Comentario al XXI Domingo del Tiempo Ordinario
La monarquía davídica -esto es, los reyes del linaje de David- organizaba su casa de una manera específica, y esto incluía un ministro principal que era el segundo del rey. En nombre del rey era “padre de los habitantes de Jerusalén y de la casa de Judá”. Como señal de esta autoridad recibía una llave o llaves, como el mayordomo principal en casa de un hombre rico podría poseer todas las llaves necesarias para abrir cada puerta de la casa. De hecho, la primera lectura continúa: “Abrirá y nadie cerrará; cerrará y nadie abrirá”.

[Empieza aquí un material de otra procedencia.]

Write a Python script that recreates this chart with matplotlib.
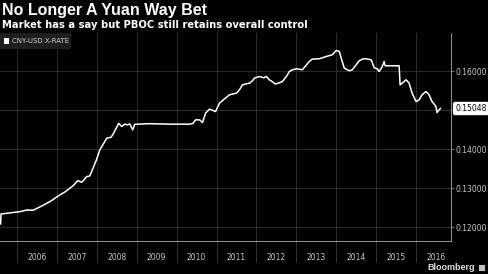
import matplotlib.pyplot as plt
import matplotlib.patches as mpatches

# CNY-USD rate (decimal year, value)
dates = [2005.59, 2005.60, 2006.075, 2006.25, 2006.40, 2006.575, 2006.825,
         2007.075, 2007.20, 2007.40, 2007.525, 2007.625, 2007.75, 2007.825,
         2007.90, 2008.0, 2008.075, 2008.25, 2008.35, 2008.40, 2008.50,
         2008.55, 2008.625, 2008.70, 2008.775, 2008.825, 2008.90, 2008.95,
         2009.325, 2009.825, 2010.325, 2010.40, 2010.475, 2010.575, 2010.65,
         2010.725, 2010.825, 2010.90, 2010.975, 2011.075, 2011.20, 2011.325,
         2011.425, 2011.50, 2011.575, 2011.65, 2011.75, 2011.825, 2011.90,
         2011.95, 2012.075, 2012.175, 2012.25, 2012.325, 2012.40, 2012.475,
         2012.575, 2012.65, 2012.75, 2012.825, 2012.90, 2013.0, 2013.15,
         2013.325, 2013.40, 2013.575, 2013.75, 2013.90, 2014.0, 2014.075,
         2014.15, 2014.20, 2014.325, 2014.40, 2014.50, 2014.575, 2014.675,
         2014.75, 2014.875, 2014.95, 2015.025, 2015.075, 2015.15, 2015.20,
         2015.225, 2015.325, 2015.575, 2015.60, 2015.65, 2015.75, 2015.825,
         2015.90, 2016.0, 2016.075, 2016.15, 2016.25, 2016.325, 2016.40,
         2016.50, 2016.525, 2016.575, 2016.61]
rate = [0.1208, 0.12335, 0.12395, 0.12438, 0.12430, 0.12516, 0.12652,
        0.12825, 0.12900, 0.13056, 0.13193, 0.13152, 0.13296, 0.13314,
        0.13500, 0.13750, 0.13983, 0.14285, 0.14305, 0.14370, 0.14568,
        0.14666, 0.14584, 0.14645, 0.14627, 0.14653, 0.14499, 0.14640,
        0.14658, 0.14645, 0.14645, 0.14658, 0.14756, 0.14756, 0.14687,
        0.14929, 0.15032, 0.15001, 0.14970, 0.15186, 0.15297, 0.15400,
        0.15426, 0.15444, 0.15529, 0.15657, 0.15683, 0.15701, 0.15760,
        0.15830, 0.15871, 0.15838, 0.15871, 0.15786, 0.15735, 0.15676,
        0.15709, 0.15742, 0.15871, 0.16000, 0.16044, 0.16070, 0.16044,
        0.16258, 0.16319, 0.16327, 0.16386, 0.16430, 0.16541, 0.16515,
        0.16258, 0.16088, 0.16018, 0.16044, 0.16173, 0.16276, 0.16327,
        0.16327, 0.16301, 0.16095, 0.16070, 0.16000, 0.16121, 0.16258,
        0.16147, 0.16147, 0.16147, 0.15657, 0.15701, 0.15786, 0.15701,
        0.15444, 0.15227, 0.15271, 0.15400, 0.15485, 0.15400, 0.15227,
        0.15099, 0.14944, 0.15010, 0.15048]

years = list(range(2006, 2017))
y_ticks = [0.12, 0.13, 0.14, 0.15, 0.16]
last_value = 0.15048

fig = plt.figure(figsize=(4.88, 2.74), dpi=100, facecolor='black')
ax = fig.add_axes([0, 33 / 274, 451 / 488, 208 / 274])
ax.set_facecolor('black')

ax.plot(dates, rate, color='white', lw=1.1)

ax.set_xlim(2005.575, 2016.875)
ax.set_ylim(0.1164, 0.1699)

# grid lines at year boundaries, labels at mid-year
ax.set_xticks(years)
ax.set_xticklabels([])
ax.set_xticks([y + 0.5 for y in years], minor=True)
ax.set_xticklabels([str(y) for y in years], minor=True)
ax.tick_params(axis='x', which='major', length=15, width=0.6, color='#3a3a3a', direction='out')
ax.tick_params(axis='x', which='minor', length=0, labelsize=5.5, labelcolor='#c8c8c8', pad=9)

# 0.15 label is covered by the last-value tag
ax.yaxis.tick_right()
ax.set_yticks(y_ticks)
ax.set_yticklabels(['' if v == 0.15 else '%.5f' % v for v in y_ticks])
ax.tick_params(axis='y', length=2, width=0.6, color='#888888', labelsize=5.5,
               labelcolor='#c8c8c8', pad=1.5)

ax.grid(True, which='major', color='#333333', lw=0.6)
for s in ['top', 'left']:
    ax.spines[s].set_visible(False)
for s in ['right', 'bottom']:
    ax.spines[s].set_color('#8a8a8a')
    ax.spines[s].set_linewidth(0.8)

# last value tag
ax.annotate('%.5f' % last_value, xy=(1.0, last_value), xycoords=('axes fraction', 'data'),
            xytext=(3, 0), textcoords='offset points', ha='left', va='center',
            fontsize=5.5, color='black',
            bbox=dict(boxstyle='round,pad=0.2', fc='white', ec='white'))

# legend
ax.add_patch(mpatches.Rectangle((0, 0.925), 0.158, 0.075, transform=ax.transAxes,
                                facecolor='#1e1e1e', edgecolor='none', zorder=3))
ax.add_patch(mpatches.Rectangle((0.009, 0.947), 0.012, 0.03, transform=ax.transAxes,
                                facecolor='white', edgecolor='none', zorder=4))
ax.text(0.026, 0.962, 'CNY-USD X-RATE', transform=ax.transAxes, fontsize=5,
        color='#d0d0d0', va='center', ha='left', zorder=4)

fig.text(2 / 488, 1 - 10 / 274, 'No Longer A Yuan Way Bet', fontsize=11.5,
         fontweight='bold', color='white', family='Liberation Sans', va='center')
fig.text(2 / 488, 1 - 24.5 / 274, 'Market has a say but PBOC still retains overall control',
         fontsize=7.2, fontweight='bold', color='white', family='DejaVu Sans', va='center')
fig.text(475 / 488, 1 - 268 / 274, 'Bloomberg', fontsize=6.5, fontweight='bold',
         color='#e0e0e0', ha='right', va='center', family='Liberation Sans')
fig.patches.append(mpatches.Rectangle((479 / 488, 1 - 271 / 274), 6 / 488, 6 / 274,
                                      transform=fig.transFigure, facecolor='#c0c0c0',
                                      edgecolor='none'))

fig.savefig('out.png', dpi=100, facecolor='black')
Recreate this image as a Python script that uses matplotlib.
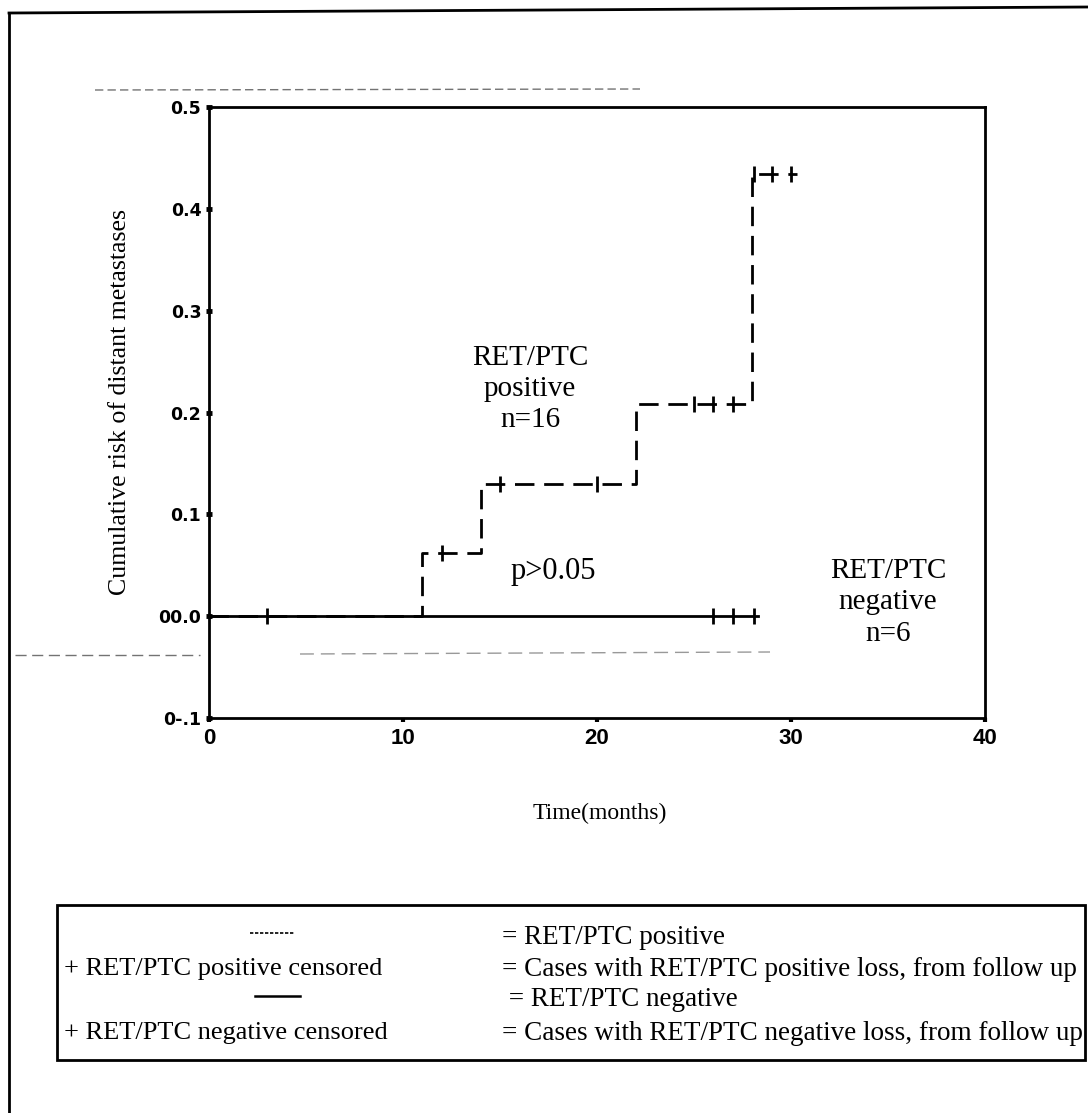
import matplotlib.pyplot as plt
from matplotlib.lines import Line2D
from matplotlib.patches import Rectangle

# values
pos_step_t = [0, 11, 14, 22, 28, 30.3]
pos_step_r = [0, 0.0625, 0.13, 0.208, 0.434, 0.434]
pos_cens_t = [12, 15, 20, 25, 26, 27, 28.1, 29, 30]
pos_cens_r = [0.0625, 0.13, 0.13, 0.208, 0.208, 0.208, 0.434, 0.434, 0.434]

neg_step_t = [0, 28.3]
neg_step_r = [0, 0]
neg_cens_t = [3, 26, 27, 28.1]
neg_cens_r = [0, 0, 0, 0]

x_ticks = [0, 10, 20, 30, 40]
y_ticks = [0.5, 0.4, 0.3, 0.2, 0.1, 0.0, -0.1]
y_tick_labels = ['0.5', '0.4', '0.3', '0.2', '0.1', '00.0', '0-.1']

legend_left = ['', '+ RET/PTC positive censored', '', '+ RET/PTC negative censored']
legend_right = ['= RET/PTC positive',
                '= Cases with RET/PTC positive loss, from follow up',
                ' = RET/PTC negative',
                '= Cases with RET/PTC negative loss, from follow up']

W, H = 1088, 1113
SERIF = 'Liberation Serif'


def fx(p):
    return p / W


def fy(p):
    return 1 - p / H


fig = plt.figure(figsize=(W / 100, H / 100), dpi=100)
ax = fig.add_axes([fx(209), fy(718), fx(985) - fx(209), fy(107) - fy(718)])

ax.step(pos_step_t, pos_step_r, where='post', color='black', lw=2, dashes=(7, 3.5))
ax.plot(pos_cens_t, pos_cens_r, ls='none', marker='|', ms=11, mew=2, color='black')
ax.step(neg_step_t, neg_step_r, where='post', color='black', lw=2)
ax.plot(neg_cens_t, neg_cens_r, ls='none', marker='|', ms=11, mew=2, color='black')

ax.set_xlim(0, 40)
ax.set_ylim(-0.1, 0.5)
for s in ax.spines.values():
    s.set_linewidth(2)

ax.set_xticks(x_ticks)
ax.set_yticks(y_ticks)
ax.set_yticklabels(y_tick_labels)
ax.tick_params(axis='y', direction='inout', length=5, width=3.5, pad=3)
ax.tick_params(axis='x', direction='out', length=3, width=3, pad=4)
for lab in ax.get_yticklabels():
    lab.set_fontfamily('DejaVu Sans')
    lab.set_fontweight('bold')
    lab.set_fontsize(12.5)
for lab in ax.get_xticklabels():
    lab.set_fontfamily(['Liberation Sans Narrow', 'Liberation Sans'])
    lab.set_fontweight('bold')
    lab.set_fontsize(16)

ax.text(16.55, 0.2235, 'RET/PTC\npositive\nn=16', ha='center', va='center',
        ma='center', family=SERIF, fontsize=21, linespacing=1.25)
ax.text(17.73, 0.044, 'p>0.05', ha='center', va='center', family=SERIF, fontsize=22)
ax.text(35.0, 0.0137, 'RET/PTC\nnegative\nn=6', ha='center', va='center',
        ma='center', family=SERIF, fontsize=21, linespacing=1.28)

fig.text(fx(120), fy(402), 'Cumulative risk of distant metastases', rotation=90,
         ha='center', va='center', family=SERIF, fontsize=18.6)
fig.text(fx(600), fy(813), 'Time(months)', ha='center', va='center',
         family=SERIF, fontsize=17)

# outer frame (left and top edges only, the rest is cropped)
fig.add_artist(Line2D([fx(9), fx(9)], [fy(1113), fy(13)], color='black', lw=2))
fig.add_artist(Line2D([fx(9), fx(1088)], [fy(13), fy(7)], color='black', lw=2))

# faint scan lines
fig.add_artist(Line2D([fx(95), fx(640)], [fy(90), fy(89)], color='0.45', lw=1,
                      dashes=(6, 3)))
fig.add_artist(Line2D([fx(15), fx(200)], [fy(655), fy(655)], color='0.45', lw=1,
                      dashes=(8, 4)))
fig.add_artist(Line2D([fx(300), fx(770)], [fy(654), fy(652)], color='0.6', lw=1,
                      dashes=(10, 5)))

# legend box
fig.add_artist(Rectangle((fx(57), fy(1060)), fx(1085) - fx(57), fy(905) - fy(1060),
                         fill=False, edgecolor='black', lw=2))
rows = [938, 969, 1000, 1033]
fig.add_artist(Line2D([fx(250), fx(295)], [fy(933), fy(933)], color='black',
                      lw=1.2, dashes=(2, 1)))
fig.add_artist(Line2D([fx(255), fx(300)], [fy(996), fy(996)], color='black',
                      lw=1.8))
for i, (r, lt, rt) in enumerate(zip(rows, legend_left, legend_right)):
    if lt:
        fig.text(fx(64), fy(r), lt, ha='left', va='center', family=SERIF, fontsize=19)
    fig.text(fx(502), fy(r), rt, ha='left', va='center', family=SERIF, fontsize=19.5)

fig.savefig('out.png', dpi=100)
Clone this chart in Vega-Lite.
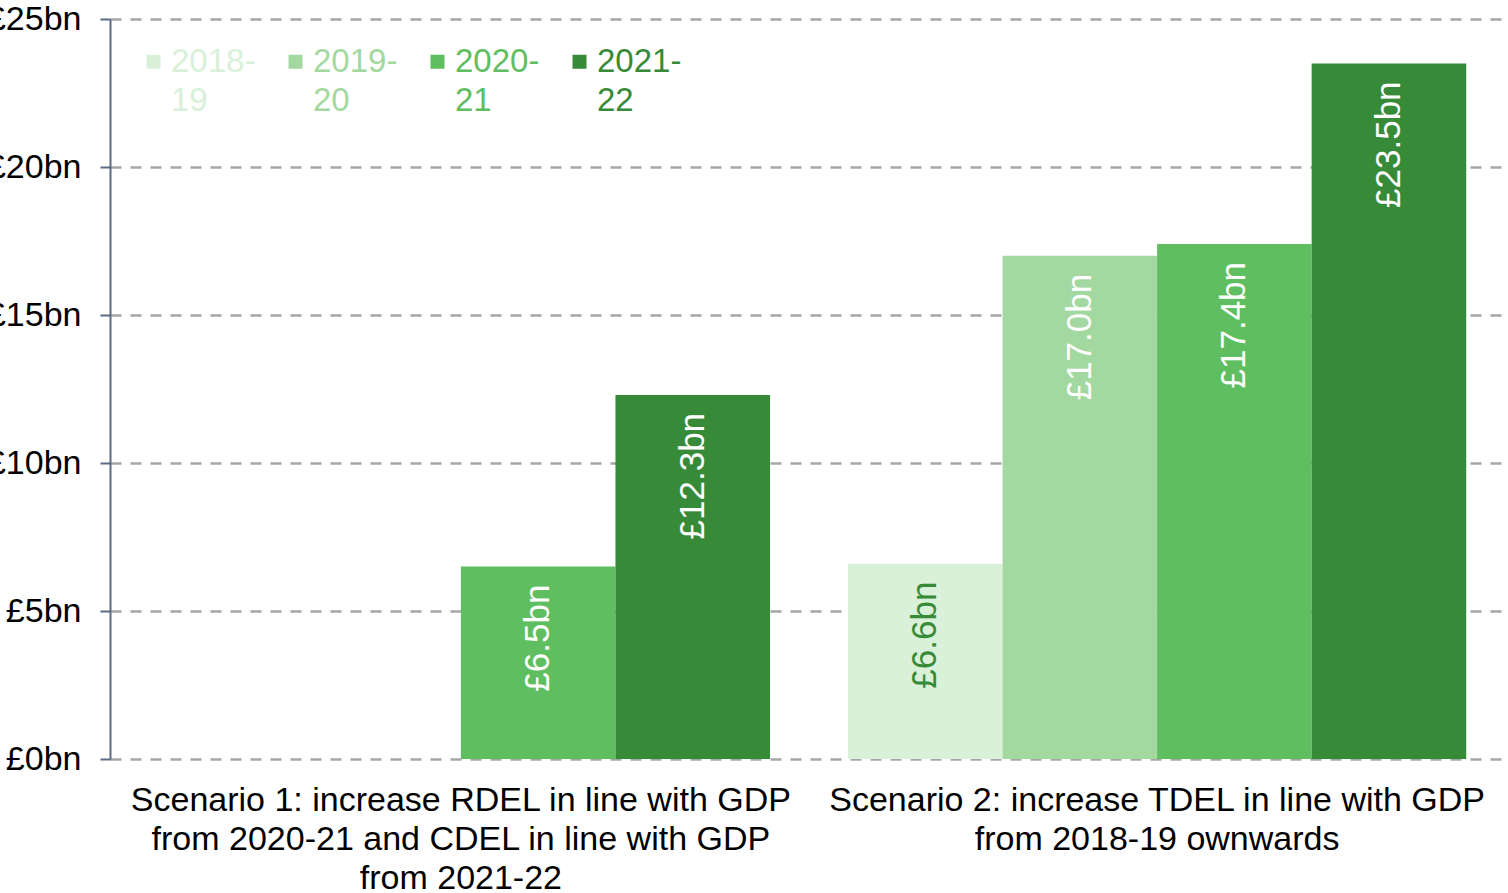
{
  "$schema": "https://vega.github.io/schema/vega-lite/v6.json",
  "width": 1398,
  "height": 740,
  "autosize": {"type": "none"},
  "padding": {"left": 110, "top": 19, "right": 0, "bottom": 134},
  "background": "white",
  "config": {
    "view": {"stroke": null},
    "font": "Liberation Sans"
  },
  "data": {
    "values": [
      {"scenario": "Scenario 1", "year": "2020-21", "value": 6.5},
      {"scenario": "Scenario 1", "year": "2021-22", "value": 12.3},
      {"scenario": "Scenario 2", "year": "2018-19", "value": 6.6},
      {"scenario": "Scenario 2", "year": "2019-20", "value": 17.0},
      {"scenario": "Scenario 2", "year": "2020-21", "value": 17.4},
      {"scenario": "Scenario 2", "year": "2021-22", "value": 23.5}
    ]
  },
  "transform": [
    {"calculate": "'£' + format(datum.value, '.1f') + 'bn'", "as": "label"}
  ],
  "encoding": {
    "x": {
      "field": "scenario",
      "type": "nominal",
      "scale": {"paddingInner": 0.112, "paddingOuter": 0.06},
      "axis": {
        "title": null,
        "domain": false,
        "ticks": false,
        "labelAngle": 0,
        "labelFontSize": 34,
        "labelColor": "#000000",
        "labelPadding": 24,
        "labelLineHeight": 39,
        "labelLimit": 0,
        "labelBaseline": "top",
        "labelExpr": "datum.value == 'Scenario 1' ? ['Scenario 1: increase RDEL in line with GDP', 'from 2020-21 and CDEL in line with GDP', 'from 2021-22'] : ['Scenario 2: increase TDEL in line with GDP', 'from 2018-19 ownwards']"
      }
    },
    "xOffset": {
      "field": "year",
      "type": "nominal",
      "scale": {"domain": ["2018-19", "2019-20", "2020-21", "2021-22"], "paddingInner": 0, "paddingOuter": 0}
    },
    "y": {
      "field": "value",
      "type": "quantitative",
      "scale": {"domain": [0, 25], "nice": false},
      "axis": {
        "title": null,
        "values": [0, 5, 10, 15, 20, 25],
        "labelExpr": "'£' + datum.value + 'bn'",
        "labelFontSize": 34,
        "labelColor": "#000000",
        "labelPadding": 19,
        "tickSize": 10,
        "tickColor": "#5b6b86",
        "tickWidth": 2,
        "domainColor": "#5b6b86",
        "domainWidth": 2,
        "gridColor": "#a6a6a6",
        "gridWidth": 2.5,
        "gridDash": [11, 9]
      }
    }
  },
  "layer": [
    {
      "mark": {"type": "bar", "strokeWidth": 0},
      "encoding": {
        "color": {
          "field": "year",
          "type": "nominal",
          "scale": {
            "domain": ["2018-19", "2019-20", "2020-21", "2021-22"],
            "range": ["#d9f0d9", "#a3d9a0", "#5fbe60", "#378a37"]
          },
          "legend": {
            "title": null,
            "orient": "none",
            "legendX": 27,
            "legendY": 26,
            "direction": "horizontal",
            "symbolType": "square",
            "symbolSize": 196,
            "symbolStrokeWidth": 0,
            "symbolOpacity": 1,
            "labelFontSize": 33,
            "labelOffset": 1,
            "labelLimit": 0,
            "columnPadding": 23,
            "labelExpr": "[slice(datum.label, 0, 5), slice(datum.label, 5)]",
            "encode": {
              "labels": {"update": {"fill": {"scale": "color", "field": "value"}, "lineHeight": {"value": 39}}}
            }
          }
        }
      }
    },
    {
      "mark": {
        "type": "text",
        "angle": 270,
        "align": "right",
        "baseline": "middle",
        "dx": -18,
        "fontSize": 35
      },
      "encoding": {
        "text": {"field": "label"},
        "color": {
          "condition": {"test": "datum.year == '2018-19'", "value": "#378a37"},
          "value": "#ffffff"
        }
      }
    }
  ]
}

La imagen, deliberadamente escogida por Jesús, nos ayuda a entender el evangelio de hoy, en el que Nuestro Señor entrega a Pedro “las llaves del reino de los cielos”. Jesús está haciendo a Pedro, y a los Papas tras él, su ministro principal en la tierra, padre del nuevo pueblo que está formando. Y para hacer esto aún más claro, Nuestro Señor continúa: “Lo que ates en la tierra quedará atado en los cielos, y lo que desates en la tierra quedará desatado en los cielos”. Del mismo modo que solo el ministro principal podía abrir o cerrar algunas puertas, el Papa recibe una autoridad que solo a él corresponde. Lo que el Papa “ata”, lo que define con autoridad o legisla de manera permanente para que todos lo sigan o crean, se ratifica en el cielo, pero solo porque el cielo ha inspirado esto en él: “Porque eso no te lo ha revelado ni la carne ni la sangre, sino mi Padre que está en los cielos”. Como enseña el catecismo de la Iglesia católica, el Papa ejerce esta infabilidad cuando “proclama por un acto definitivo la doctrina en cuestiones de fe y moral” (n.º 891), es decir, es una enseñanza destinada a durar, a ser sostenida para siempre, no solo una cuestión de una época. El Papa no es infalible cada vez que abre la boca. De hecho, ejerce su infabilidad muy raramente, aunque en la práctica, incluso en sus declaraciones ordinarias y cotidianas, podemos asumir que tiene mucha más guía del Espíritu Santo que nosotros.
Dios no tiene un consejero humano, ni siquiera angélico, como señala la segunda lectura: “¡Qué abismo de riqueza, de sabiduría y de conocimiento el de Dios! ¡Qué insondables sus decisiones y qué irrastreables sus caminos! En efecto, ¿quién conoció la mente del Señor? O ¿quién fue su consejero?”. Pero, aunque no podamos “descifrar” los caminos de Dios, Él puede revelarlos. Y lo hace para nuestra salvación. Y habiéndonos revelado sus verdades salvíficas, tiene sentido que haya encontrado la manera de que esas verdades se transmitan a lo largo del tiempo sin error. La afirmación católica de la infalibilidad papal no es arrogancia por parte de la Iglesia. Es más bien reconocer que, precisamente a causa de la debilidad humana (a menudo vista en los Papas), Dios ha intervenido para asegurarse de que esta debilidad no dañe o limite su verdad. La infalibilidad papal simplemente nos muestra que el poder de Dios es mayor que la debilidad humana.